Will you repeat only the lines from the one with "What Apache ECharts" through the one with "0.0188, 0.0075, 0.00215];", both included, leaving every picture out?

(TASK MATERIAL)
begin

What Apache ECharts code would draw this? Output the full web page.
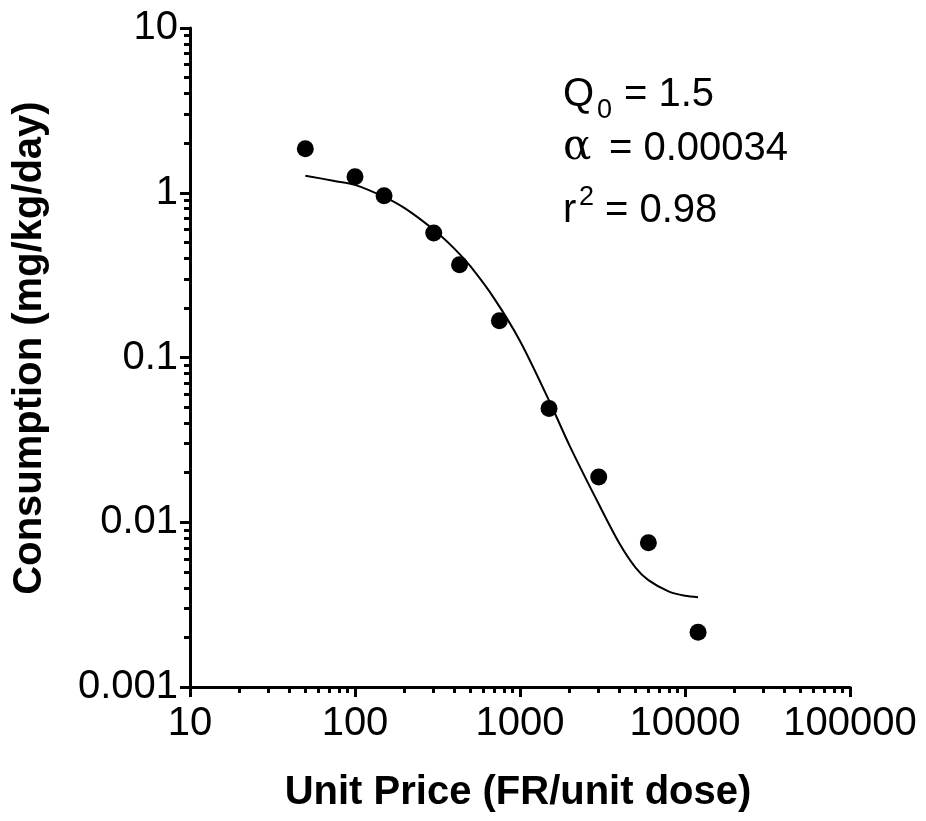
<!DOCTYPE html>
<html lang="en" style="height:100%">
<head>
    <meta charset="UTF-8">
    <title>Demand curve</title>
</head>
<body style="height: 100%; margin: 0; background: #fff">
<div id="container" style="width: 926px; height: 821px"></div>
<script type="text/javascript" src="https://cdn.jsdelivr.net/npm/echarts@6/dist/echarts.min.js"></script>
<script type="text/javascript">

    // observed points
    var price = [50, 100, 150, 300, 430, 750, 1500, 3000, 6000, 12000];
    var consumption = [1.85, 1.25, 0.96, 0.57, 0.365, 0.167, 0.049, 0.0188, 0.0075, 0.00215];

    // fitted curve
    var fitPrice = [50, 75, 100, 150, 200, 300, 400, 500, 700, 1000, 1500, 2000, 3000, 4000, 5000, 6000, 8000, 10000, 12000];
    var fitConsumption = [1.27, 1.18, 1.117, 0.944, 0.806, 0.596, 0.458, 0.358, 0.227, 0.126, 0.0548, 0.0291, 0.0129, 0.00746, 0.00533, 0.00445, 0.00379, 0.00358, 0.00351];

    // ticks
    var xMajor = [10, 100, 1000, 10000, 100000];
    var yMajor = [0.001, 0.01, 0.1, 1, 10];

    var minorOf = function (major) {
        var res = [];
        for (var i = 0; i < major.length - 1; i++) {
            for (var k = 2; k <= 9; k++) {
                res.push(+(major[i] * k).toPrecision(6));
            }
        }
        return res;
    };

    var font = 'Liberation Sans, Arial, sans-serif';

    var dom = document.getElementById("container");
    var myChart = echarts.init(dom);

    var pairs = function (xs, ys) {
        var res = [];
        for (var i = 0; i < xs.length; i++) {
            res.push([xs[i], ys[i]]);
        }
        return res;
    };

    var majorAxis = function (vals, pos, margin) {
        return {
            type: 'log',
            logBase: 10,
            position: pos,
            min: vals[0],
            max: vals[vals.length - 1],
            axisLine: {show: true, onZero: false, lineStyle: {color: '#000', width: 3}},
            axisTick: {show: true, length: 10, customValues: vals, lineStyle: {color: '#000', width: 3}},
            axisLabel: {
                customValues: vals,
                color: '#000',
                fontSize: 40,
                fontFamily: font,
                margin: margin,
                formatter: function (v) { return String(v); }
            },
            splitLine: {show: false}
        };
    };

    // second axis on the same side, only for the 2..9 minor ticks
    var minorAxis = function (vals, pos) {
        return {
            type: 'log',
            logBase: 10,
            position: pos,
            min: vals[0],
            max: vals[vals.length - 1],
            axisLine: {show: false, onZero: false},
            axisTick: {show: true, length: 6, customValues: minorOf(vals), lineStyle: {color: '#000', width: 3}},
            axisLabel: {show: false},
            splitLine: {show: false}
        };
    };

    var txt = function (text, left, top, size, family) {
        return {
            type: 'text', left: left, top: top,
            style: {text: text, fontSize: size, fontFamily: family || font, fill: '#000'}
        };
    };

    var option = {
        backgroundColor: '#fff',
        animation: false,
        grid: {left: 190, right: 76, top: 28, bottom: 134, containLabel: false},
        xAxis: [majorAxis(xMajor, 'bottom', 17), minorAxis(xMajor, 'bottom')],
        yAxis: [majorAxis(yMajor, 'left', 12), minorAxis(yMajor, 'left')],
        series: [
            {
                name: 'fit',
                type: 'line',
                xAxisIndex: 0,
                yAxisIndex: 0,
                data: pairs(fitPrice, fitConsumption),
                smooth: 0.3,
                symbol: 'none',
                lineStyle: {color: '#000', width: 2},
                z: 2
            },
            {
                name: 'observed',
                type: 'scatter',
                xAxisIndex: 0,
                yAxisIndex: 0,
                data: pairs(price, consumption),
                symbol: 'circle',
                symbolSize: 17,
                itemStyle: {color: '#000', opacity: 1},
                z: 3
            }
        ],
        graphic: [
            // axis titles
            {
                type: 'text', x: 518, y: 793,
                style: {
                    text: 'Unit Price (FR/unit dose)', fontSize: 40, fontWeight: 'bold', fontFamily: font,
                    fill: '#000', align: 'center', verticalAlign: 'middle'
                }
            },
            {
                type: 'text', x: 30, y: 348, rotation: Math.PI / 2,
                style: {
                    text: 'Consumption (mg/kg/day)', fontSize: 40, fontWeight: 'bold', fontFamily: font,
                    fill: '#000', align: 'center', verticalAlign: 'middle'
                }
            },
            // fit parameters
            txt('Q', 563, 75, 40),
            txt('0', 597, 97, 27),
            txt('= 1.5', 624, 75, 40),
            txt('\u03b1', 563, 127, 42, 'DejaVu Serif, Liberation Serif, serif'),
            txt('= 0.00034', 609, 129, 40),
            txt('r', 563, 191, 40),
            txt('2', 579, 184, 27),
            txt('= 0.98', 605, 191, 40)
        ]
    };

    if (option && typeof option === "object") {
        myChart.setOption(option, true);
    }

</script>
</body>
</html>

end
begin

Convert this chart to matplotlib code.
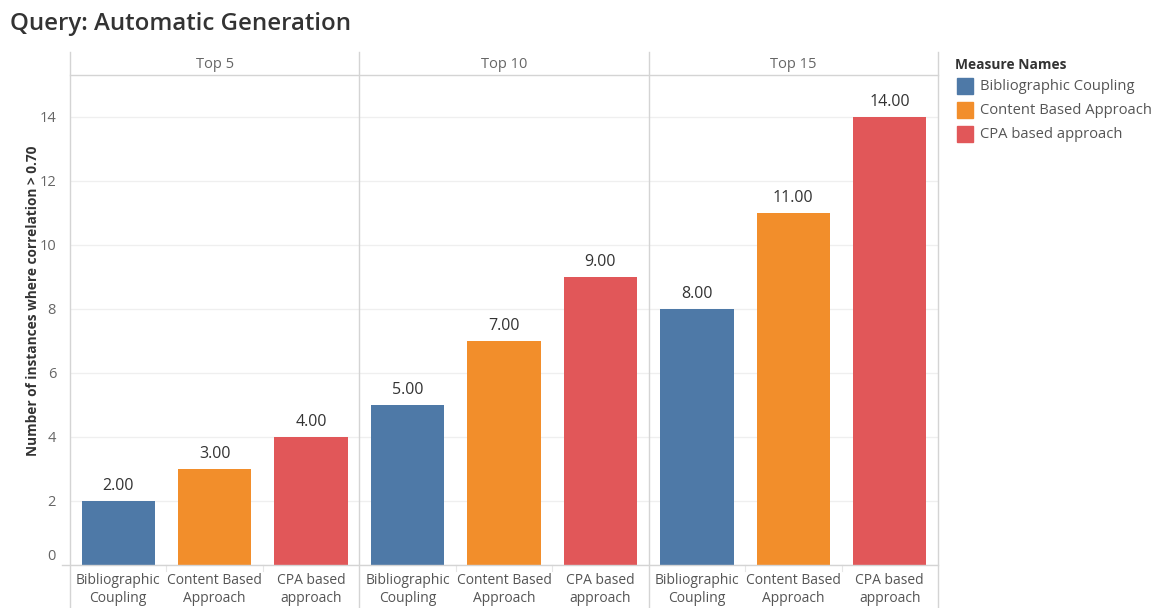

end

(SOLUTION BELOW)
What Apache ECharts code would draw this? Output the full web page.
<!DOCTYPE html>
<html lang="en" style="height:100%">
<head>
    <meta charset="UTF-8">
    <title>Demand curve</title>
</head>
<body style="height: 100%; margin: 0; background: #fff">
<div id="container" style="width: 926px; height: 821px"></div>
<script type="text/javascript" src="https://cdn.jsdelivr.net/npm/echarts@6/dist/echarts.min.js"></script>
<script type="text/javascript">

    // observed points
    var price = [50, 100, 150, 300, 430, 750, 1500, 3000, 6000, 12000];
    var consumption = [1.85, 1.25, 0.96, 0.57, 0.365, 0.167, 0.049, 0.0188, 0.0075, 0.00215];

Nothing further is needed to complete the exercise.